## WRITTEN EXERCISE
Print the material below exactly as it stands, please, from its first line to the line holding "(0,0) rectangle (552,327);", with no pictures.

## INFORMATION PROVIDED
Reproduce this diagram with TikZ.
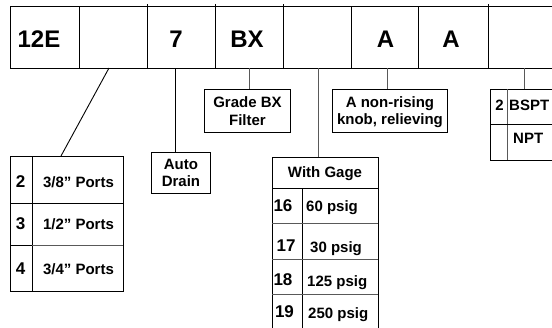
\documentclass[tikz,border=0pt]{standalone}
\usepackage{fontspec}
\setmainfont{Liberation Sans}
\begin{document}
\begin{tikzpicture}[x=1pt,y=-1pt,
  barline/.style={line width=0.9pt, black},
  tblline/.style={line width=0.9pt, black},
  softline/.style={line width=0.9pt, black!65},
  link/.style={line width=0.9pt, black!65},
  boxnode/.style={draw, line width=0.9pt, inner sep=0pt, anchor=north west},
  big/.style={font=\fontsize{24}{28}\selectfont\bfseries, inner sep=0pt, anchor=base},
  num/.style={font=\fontsize{17}{20}\selectfont\bfseries, inner sep=0pt, anchor=base},
  lbl/.style={font=\fontsize{15}{17.5}\selectfont\bfseries, inner sep=0pt, anchor=base},
  multi/.style={font=\fontsize{15}{17.5}\selectfont\bfseries, align=center, inner sep=0pt}]
\useasboundingbox (0,0) rectangle (552,327);

% --- code bar ---
\draw[barline] (10,6) rectangle (560,68);
\foreach \x in {79,351,418} \draw[barline] (\x,6) -- (\x,68);
\foreach \x in {147,215,283,488} \draw[barline] (\x,4) -- (\x,68);
\node[big] (f1) at (39,47) {12E};
\node[big] (f3) at (176,47) {7};
\node[big] (f4) at (247,47) {BX};
\node[big] (f6) at (385.5,47) {A};
\node[big] (f7) at (451,47) {A};

% taps on the bottom edge of the bar
\coordinate (k2) at (109,68);
\coordinate (k3) at (175,68);
\coordinate (k4) at (249,68);
\coordinate (k5) at (318,68);
\coordinate (k6) at (387,68);
\coordinate (k8) at (524,68);

% --- port size table ---
\node[boxnode, minimum width=113pt, minimum height=135pt] (ports) at (10,156) {};
\draw[tblline] (32,156) -- (32,291);
\draw[tblline] (10,203) -- (123,203);
\draw[softline] (32,245) -- (123,245);
\draw[tblline] (10,245) -- (32,245);
\node[num] (p2) at (20.5,187) {2};
\node[lbl] (p2t) at (78.5,187) {3/8” Ports};
\node[num] (p3) at (20.5,229) {3};
\node[lbl] (p3t) at (78.5,229) {1/2” Ports};
\node[num] (p4) at (20.5,274) {4};
\node[lbl] (p4t) at (78.5,274) {3/4” Ports};
\coordinate (ptop) at (61,156);
\draw[barline] (k2) -- (ptop);

% --- auto drain ---
\node[boxnode, minimum width=59pt, minimum height=41pt] (drain) at (151,152) {};
\node[multi] (draintxt) at (drain.center) {Auto\\Drain};
\draw[barline] (k3) -- (k3 |- drain.north);

% --- filter grade ---
\node[boxnode, minimum width=86pt, minimum height=43pt] (grade) at (204,89) {};
\node[multi] (gradetxt) at (grade.center) {Grade BX\\Filter};
\draw[link] (k4) -- (k4 |- grade.north);

% --- gage table ---
\node[boxnode, minimum width=106pt, minimum height=175pt] (gage) at (272,157) {};
\draw[tblline] (272,188) -- (378,188);
\draw[tblline] (302,188) -- (302,332);
\draw[softline] (272,223) -- (378,223);
\draw[softline] (272,259) -- (378,259);
\draw[softline] (272,294) -- (378,294);
\node[lbl] (ghead) at (325,177) {With Gage};
\node[num] (g16) at (283,211) {16};
\node[lbl, anchor=base west] (g16t) at (306,211) {60 psig};
\node[num] (g17) at (286,251) {17};
\node[lbl, anchor=base west] (g17t) at (310,252) {30 psig};
\node[num] (g18) at (283,285) {18};
\node[lbl, anchor=base west] (g18t) at (307,286) {125 psig};
\node[num] (g19) at (284.5,317) {19};
\node[lbl, anchor=base west] (g19t) at (308,318) {250 psig};
\draw[link] (k5) -- (k5 |- gage.north);

% --- knob option ---
\node[boxnode, minimum width=115pt, minimum height=43pt] (knob) at (332,89) {};
\node[multi] (knobtxt) at ([yshift=-1pt]knob.center) {A non-rising\\knob, relieving};
\draw[link] (k6) -- (k6 |- knob.north);

% --- thread table ---
\node[boxnode, minimum width=70pt, minimum height=71pt] (thread) at (490,89) {};
\draw[softline] (507,89) -- (507,160);
\draw[tblline] (490,124) -- (560,124);
\node[lbl] (t2) at (499.5,110) {2};
\node[lbl, anchor=base west] (t2t) at (509,110) {BSPT};
\node[lbl, anchor=base west] (t3t) at (513,143) {NPT};
\draw[link] (k8) -- (k8 |- thread.north);
\end{tikzpicture}
\end{document}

## RESULT OF THE TASK
Reproduce this diagram with TikZ.
\documentclass[tikz,border=0pt]{standalone}
\usepackage{fontspec}
\setmainfont{Liberation Sans}
\begin{document}
\begin{tikzpicture}[x=1pt,y=-1pt,
  barline/.style={line width=0.9pt, black},
  tblline/.style={line width=0.9pt, black},
  softline/.style={line width=0.9pt, black!65},
  link/.style={line width=0.9pt, black!65},
  boxnode/.style={draw, line width=0.9pt, inner sep=0pt, anchor=north west},
  big/.style={font=\fontsize{24}{28}\selectfont\bfseries, inner sep=0pt, anchor=base},
  num/.style={font=\fontsize{17}{20}\selectfont\bfseries, inner sep=0pt, anchor=base},
  lbl/.style={font=\fontsize{15}{17.5}\selectfont\bfseries, inner sep=0pt, anchor=base},
  multi/.style={font=\fontsize{15}{17.5}\selectfont\bfseries, align=center, inner sep=0pt}]
\useasboundingbox (0,0) rectangle (552,327);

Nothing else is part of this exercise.